The first place Chelsea went after the Russian takeover, 18 Augusts ago, was Anfield. It was a victory for new money over old and ever since something about them has stuck in Liverpool’s craw.
Although they had won the league in 1955 – the last time a London club could boast the highest attendances in the country – Chelsea were derided for their lack of history.
In the Champions League semi-finals of 2005 and 2007 the little plastic flags they handed out to their supporters were contrasted with the great banners that swept the Kop.
Their players were depicted as effete mercenaries whose only commitment to Stamford Bridge was their pay cheque.
However Chelsea, reduced to 10 men just before the interval, produced a performance of grit and enormous resilience to keep Liverpool at bay.
If they are mercenaries, they are the battle-hardened kind played by Richard Burton and Richard Harris in The Wild Geese, albeit with a lower alcohol consumption.

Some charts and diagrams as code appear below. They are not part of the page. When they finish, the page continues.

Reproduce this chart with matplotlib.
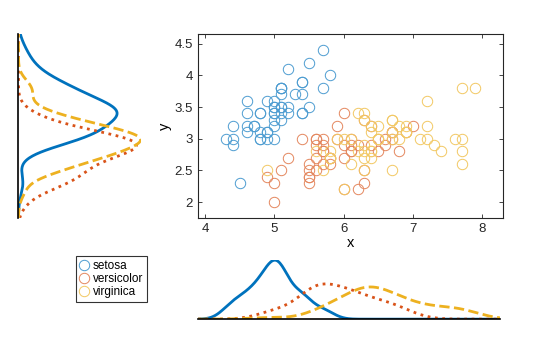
import numpy as np
import matplotlib
matplotlib.use('Agg')
import matplotlib.pyplot as plt
from matplotlib.colors import to_rgb

plt.rcParams['font.family'] = ['Liberation Sans', 'DejaVu Sans']

# Fisher iris: sepal length (x) and sepal width (y)
setosa_x = [5.1, 4.9, 4.7, 4.6, 5.0, 5.4, 4.6, 5.0, 4.4, 4.9, 5.4, 4.8, 4.8, 4.3, 5.8, 5.7, 5.4, 5.1, 5.7, 5.1,
            5.4, 5.1, 4.6, 5.1, 4.8, 5.0, 5.0, 5.2, 5.2, 4.7, 4.8, 5.4, 5.2, 5.5, 4.9, 5.0, 5.5, 4.9, 4.4, 5.1,
            5.0, 4.5, 4.4, 5.0, 5.1, 4.8, 5.1, 4.6, 5.3, 5.0]
setosa_y = [3.5, 3.0, 3.2, 3.1, 3.6, 3.9, 3.4, 3.4, 2.9, 3.1, 3.7, 3.4, 3.0, 3.0, 4.0, 4.4, 3.9, 3.5, 3.8, 3.8,
            3.4, 3.7, 3.6, 3.3, 3.4, 3.0, 3.4, 3.5, 3.4, 3.2, 3.1, 3.4, 4.1, 4.2, 3.1, 3.2, 3.5, 3.6, 3.0, 3.4,
            3.5, 2.3, 3.2, 3.5, 3.8, 3.0, 3.8, 3.2, 3.7, 3.3]
versicolor_x = [7.0, 6.4, 6.9, 5.5, 6.5, 5.7, 6.3, 4.9, 6.6, 5.2, 5.0, 5.9, 6.0, 6.1, 5.6, 6.7, 5.6, 5.8, 6.2, 5.6,
                5.9, 6.1, 6.3, 6.1, 6.4, 6.6, 6.8, 6.7, 6.0, 5.7, 5.5, 5.5, 5.8, 6.0, 5.4, 6.0, 6.7, 6.3, 5.6, 5.5,
                5.5, 6.1, 5.8, 5.0, 5.6, 5.7, 5.7, 6.2, 5.1, 5.7]
versicolor_y = [3.2, 3.2, 3.1, 2.3, 2.8, 2.8, 3.3, 2.4, 2.9, 2.7, 2.0, 3.0, 2.2, 2.9, 2.9, 3.1, 3.0, 2.7, 2.2, 2.5,
                3.2, 2.8, 2.5, 2.8, 2.9, 3.0, 2.8, 3.0, 2.9, 2.6, 2.4, 2.4, 2.7, 2.7, 3.0, 3.4, 3.1, 2.3, 3.0, 2.5,
                2.6, 3.0, 2.6, 2.3, 2.7, 3.0, 2.9, 2.9, 2.5, 2.8]
virginica_x = [6.3, 5.8, 7.1, 6.3, 6.5, 7.6, 4.9, 7.3, 6.7, 7.2, 6.5, 6.4, 6.8, 5.7, 5.8, 6.4, 6.5, 7.7, 7.7, 6.0,
               6.9, 5.6, 7.7, 6.3, 6.7, 7.2, 6.2, 6.1, 6.4, 7.2, 7.4, 7.9, 6.4, 6.3, 6.1, 7.7, 6.3, 6.4, 6.0, 6.9,
               6.7, 6.9, 5.8, 6.8, 6.7, 6.7, 6.3, 6.5, 6.2, 5.9]
virginica_y = [3.3, 2.7, 3.0, 2.9, 3.0, 3.0, 2.5, 2.9, 2.5, 3.6, 3.2, 2.7, 3.0, 2.5, 2.8, 3.2, 3.0, 3.8, 2.6, 2.2,
               3.2, 2.8, 2.8, 2.7, 3.3, 3.2, 2.8, 3.0, 2.8, 3.0, 2.8, 3.8, 2.8, 2.8, 2.6, 3.0, 3.4, 3.1, 3.0, 3.1,
               3.1, 3.1, 2.7, 3.2, 3.3, 3.0, 2.5, 3.0, 3.4, 3.0]

names = ['setosa', 'versicolor', 'virginica']
xs = [setosa_x, versicolor_x, virginica_x]
ys = [setosa_y, versicolor_y, virginica_y]
colors = ['#0072BD', '#D95319', '#EDB120']
styles = ['-', ':', '--']

xlim = (3.9, 8.3)
ylim = (1.75, 4.65)


def kde(data, grid):
    d = np.asarray(data)
    sig = np.median(np.abs(d - np.median(d))) / 0.6745
    bw = sig * (4 / (3 * len(d))) ** 0.2
    z = (grid[:, None] - d[None, :]) / bw
    return np.exp(-0.5 * z ** 2).sum(axis=1) / (len(d) * bw * np.sqrt(2 * np.pi))


def lighter(c, f=0.3):
    r = np.array(to_rgb(c))
    return tuple(r + (1 - r) * f)


fig = plt.figure(figsize=(5.6, 3.37), dpi=100)
ax = fig.add_axes([0.3536, 0.353, 0.545, 0.546])
axl = fig.add_axes([0.033, 0.353, 0.218, 0.546])
axb = fig.add_axes([0.3536, 0.053, 0.54, 0.175])

handles = []
for x, y, c, n in zip(xs, ys, colors, names):
    h, = ax.plot(x, y, 'o', mfc='none', mec=lighter(c), ms=7.5, mew=0.7, label=n)
    handles.append(h)
ax.set_xlim(xlim)
ax.set_ylim(ylim)
ax.set_xticks([4, 5, 6, 7, 8])
ax.set_yticks([2, 2.5, 3, 3.5, 4, 4.5])
ax.set_yticklabels(['2', '2.5', '3', '3.5', '4', '4.5'])
ax.tick_params(direction='in', top=True, right=True, labelsize=9.5, length=3, width=0.6, colors='#262626')
for s in ax.spines.values():
    s.set_linewidth(0.8)
    s.set_color('#262626')
ax.set_xlabel('x', fontsize=10.5, labelpad=1)
ax.set_ylabel('y', fontsize=10.5, labelpad=2)

gx = np.linspace(xlim[0], xlim[1], 300)
gy = np.linspace(ylim[0], ylim[1], 300)
mx = 0
my = 0
for x, y, c, st in zip(xs, ys, colors, styles):
    dx = kde(x, gx)
    dy = kde(y, gy)
    mx = max(mx, dx.max())
    my = max(my, dy.max())
    axb.plot(gx, dx, color=c, ls=st, lw=2)
    axl.plot(dy, gy, color=c, ls=st, lw=2)

axb.set_xlim(xlim)
axb.set_ylim(0, mx)
axl.set_ylim(ylim)
axl.set_xlim(0, my)
for a in (axb, axl):
    a.set_xticks([])
    a.set_yticks([])
    for s in a.spines.values():
        s.set_visible(False)
axb.spines['bottom'].set_visible(True)
axl.spines['left'].set_visible(True)
axb.spines['bottom'].set_linewidth(1.2)
axl.spines['left'].set_linewidth(1.2)

leg = fig.legend(handles=handles, loc='upper left', bbox_to_anchor=(0.136, 0.24),
                 fontsize=8.5, frameon=True, fancybox=False, edgecolor='black',
                 handlelength=0.8, handletextpad=0.3, borderpad=0.3, labelspacing=0.12,
                 borderaxespad=0)
leg.get_frame().set_linewidth(0.8)

fig.savefig('out.png', dpi=100)
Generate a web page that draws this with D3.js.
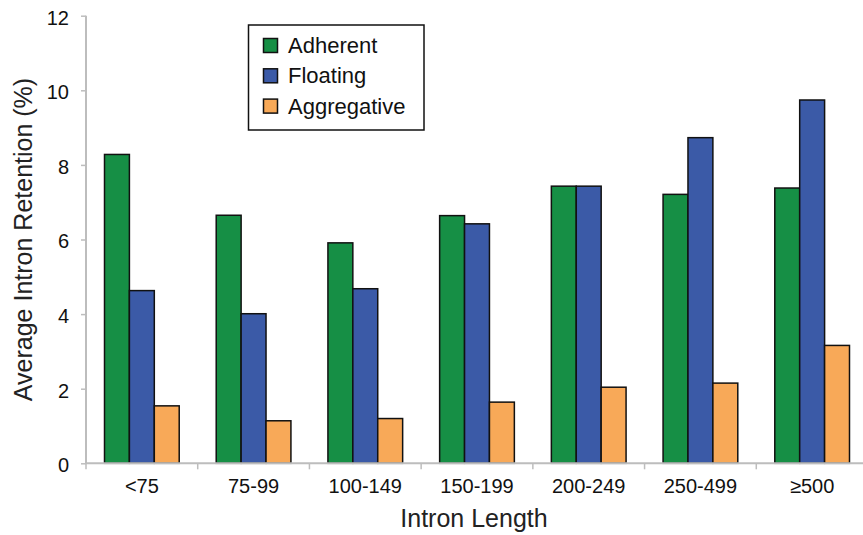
<!DOCTYPE html>
<html>
<head>
<meta charset="utf-8">
<script src="https://cdn.jsdelivr.net/npm/d3@7"></script>
<style>
  html, body { margin: 0; padding: 0; background: #fff; }
  svg { display: block; font-family: Arial, "Liberation Sans", sans-serif; }
</style>
</head>
<body>
<svg id="chart" width="863" height="535"></svg>
<script>
// Intron length bins and average retention (%) per culture condition
const categories = ["<75", "75-99", "100-149", "150-199", "200-249", "250-499", "\u2265500"];
const seriesNames = ["Adherent", "Floating", "Aggregative"];
const adherent    = [8.28, 6.65, 5.91, 6.64, 7.43, 7.21, 7.38];
const floating    = [4.63, 4.01, 4.68, 6.42, 7.43, 8.73, 9.74];
const aggregative = [1.54, 1.14, 1.20, 1.64, 2.04, 2.15, 3.16];
const yTicks = [0, 2, 4, 6, 8, 10, 12];
const colors = ["#168f45", "#3b5aa7", "#f8a958"];

const values = [adherent, floating, aggregative];
const rows = categories.map((c, i) => ({
  cat: c,
  vals: seriesNames.map((s, k) => ({ series: s, value: values[k][i], color: colors[k] }))
}));

const svg = d3.select("#chart");
const plotLeft = 86, plotRight = 868, plotTop = 15.7, plotBottom = 463.3;

const x0 = d3.scaleBand().domain(categories).range([plotLeft, plotRight]).padding(0);
const x1 = d3.scaleBand().domain(seriesNames)
  .range([18.5, x0.bandwidth() - 18.5]).padding(0);
const y = d3.scaleLinear().domain([0, 12]).range([plotBottom, plotTop]);

// Bars
const groups = svg.append("g").selectAll("g").data(rows).join("g")
  .attr("transform", d => `translate(${x0(d.cat)},0)`);
groups.selectAll("rect").data(d => d.vals).join("rect")
  .attr("x", d => x1(d.series))
  .attr("y", d => y(d.value))
  .attr("width", x1.bandwidth())
  .attr("height", d => y(0) - y(d.value))
  .attr("fill", d => d.color)
  .attr("stroke", "#111")
  .attr("stroke-width", 1.5);

// Y axis
const yAxis = svg.append("g").attr("transform", `translate(${plotLeft},0)`)
  .call(d3.axisLeft(y).tickValues(yTicks).tickFormat(d3.format("d"))
    .tickSize(5).tickPadding(12));
yAxis.select(".domain").attr("stroke", "#bdbdbd").attr("stroke-width", 2)
  .attr("d", `M0,${plotTop}V${plotBottom}`);
yAxis.selectAll(".tick line").attr("stroke", "#bdbdbd").attr("stroke-width", 1.5);
yAxis.selectAll(".tick text").attr("font-size", 20).attr("fill", "#111")
  .attr("font-family", "Arial, 'Liberation Sans', sans-serif").attr("dy", "0.42em");

// X axis with ticks at bin boundaries
const xAxisG = svg.append("g").attr("transform", `translate(0,${plotBottom})`);
xAxisG.append("line").attr("x1", plotLeft).attr("x2", plotRight)
  .attr("stroke", "#bdbdbd").attr("stroke-width", 2);
xAxisG.selectAll("line.tk").data(categories).join("line").attr("class", "tk")
  .attr("x1", d => x0(d)).attr("x2", d => x0(d))
  .attr("y1", 0).attr("y2", 6)
  .attr("stroke", "#bdbdbd").attr("stroke-width", 1.5);
xAxisG.selectAll("text").data(categories).join("text")
  .attr("x", d => x0(d) + x0.bandwidth() / 2)
  .attr("y", 30)
  .attr("text-anchor", "middle")
  .attr("font-size", 20).attr("fill", "#111")
  .text(d => d);

// Axis titles
svg.append("text")
  .attr("x", (plotLeft + plotRight) / 2 - 3).attr("y", 527)
  .attr("text-anchor", "middle").attr("font-size", 25).attr("fill", "#222")
  .text("Intron Length");
svg.append("text")
  .attr("transform", `translate(32,${(plotTop + plotBottom) / 2}) rotate(-90)`)
  .attr("text-anchor", "middle").attr("font-size", 25).attr("fill", "#222")
  .text("Average Intron Retention (%)");

// Legend
const legend = svg.append("g");
legend.append("rect").attr("x", 248.5).attr("y", 25).attr("width", 175.5).attr("height", 105)
  .attr("fill", "#fff").attr("stroke", "#111").attr("stroke-width", 1.5);
const items = legend.selectAll("g.item").data(seriesNames).join("g").attr("class", "item")
  .attr("transform", (d, i) => `translate(0,${38.5 + i * 30.3})`);
items.append("rect").attr("x", 263.5).attr("y", 0).attr("width", 14).attr("height", 14)
  .attr("fill", (d, i) => colors[i]).attr("stroke", "#111").attr("stroke-width", 1.5);
items.append("text").attr("x", 288).attr("y", 14.5)
  .attr("font-size", 22).attr("fill", "#111").text(d => d);
</script>
</body>
</html>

In the chaotic minutes before half-time, Thomas Tuchel had seen control of the game ripped from his hands. The lead Chelsea had been gifted through Kai Havertz’s superlative back-header was nullified by Mohamed Salah’s penalty awarded for Reece James’s handball.
That the referee, Anthony Taylor, dismissed James appeared a cruel double punishment but denying a clear goalscoring opportunity anywhere on the pitch triggers a red card. James had denied Sadio Mané on the goal-line itself.
Taylor was mobbed by blue shirts as the teams walked off. Tuchel said not a word but marched into the dressing-room, where a manager shows his worth.
He removed Havertz and put on Thiago Silva, who had not played since 10 July when he endured the galling experience of leading Brazil to defeat against Argentina in the final of the Copa America, staged in his home city of Rio de Janeiro.
Thiago is, however, a born leader and N’Golo Kanté, the man most likely to provide a barrier to the Liverpool forward line, unable to reappear for the second half because of an ankle injury, Tuchel would need leaders.
“This was one of the toughest tasks in world football, to be one man down for 45 minutes with the Kop at your back,” he said. “The challenge was suddenly so high.
“You can talk about it at half-time, about what you are going to do, but then you have to go out and do it. The key thing in the last half year has been the spirit, that we played like brothers. This was the proof.”
This was not the roughest wall Chelsea have had their backs to. In the 2012 Champions League semi-final, they had to face Barcelona in the Nou Camp with 10 men for 53 minutes following John Terry’s dismissal. Fernando Torres sent them through in stoppage time. Saturday was, however, an equation that seemed to have only one result.
Jurgen Klopp would frankly have been disappointed with his forwards’ response. A hamstring injury had seen Roberto Firmino come off but these days Diogo Jota for Firmino seems like an upgrade.
Liverpool finished with 23 shots aimed at Edouard Mendy’s goal but they were mostly from distance. They did not hammer down Chelsea’s door but knocked gently as if knowing the owner was out.
At the final whistle, those who had travelled from London celebrated wildly with something else that would stick in the throat of a club that considers itself a spiritual home of the European Cup. “Champions of Europe. We know what we are.”